Not only is she a symbol for those in the hospital, she is an ambassador for them, helping carry awareness of the illness to healthy households — 100,000 of them and counting across the country

Despite this jubilation, a few visits to the hospital reminded us of the harsh realities of cancer. According to a doctor, 9000 children develop cancer in Pakistan, and only 3000 ever make it to a medical facility. Those that do face an uphill battle and slim chances of survival. On one of our visits a child passed away, and as she was being wheeled out, many other children in the ward inquired about what had happened, with many parents struggling to give an adequate answer. In another visit, children who I had met and used Taleemabad with a week earlier had passed away. I complained to their caregiver; they had looked healthy and happy only a week earlier. She told me that children remain children, even in the last stages of cancer.

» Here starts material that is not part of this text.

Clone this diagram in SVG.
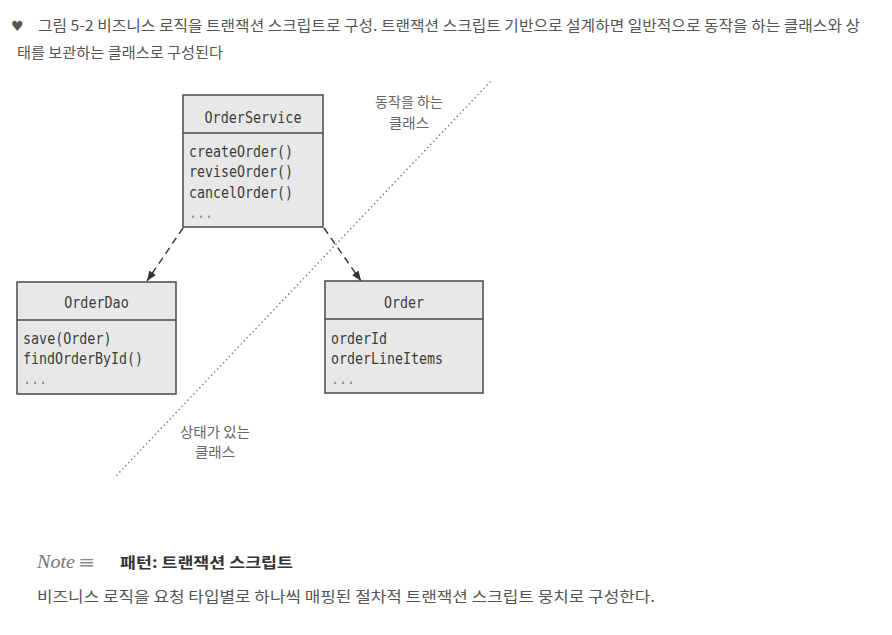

Ultimately, this entire experience was heartbreaking and heartwarming at the same time in a way that few things in life are. The learning that the children accomplished was the prime reason why we exist as a company and devote long hours of our lives to it. But there was another inadvertent positive, one that might not be relevant in boardrooms and meetings with investors, but one that I will still quote 50 years from now— that in the last days of the illness, far from the discussions on survival chances and medication and dosage requirements, Taleemabad had helped children be children.

Often, when you strip away layer upon layer from the personality of an entrepreneur, you discover why they really do what they do. This is mine. I have spent eight years now, from building and teaching in slum schools, to traveling across Pakistan to talk to children who are out of school, to eventually running an education company, because nothing beats the joy of seeing a child happy — and good learning, fueled by curiosity, happens to be one the best ways of achieving this.

The cancer hospital tore me in two opposite directons because it showed me both in a fleeting glance: a child undergoing chemotherapy, lifeless and far removed from what children deserve and ought to be like, and the same day, a child using Taleemabad after his chemo session and finding the capacity to smile, laugh and learn again.

For our users in the hospital, thank you for your resilience, patience, and happiness. Thank you for having reinvigorated our work. I pray that wherever you go, your strength continues to serve you as well as it does today.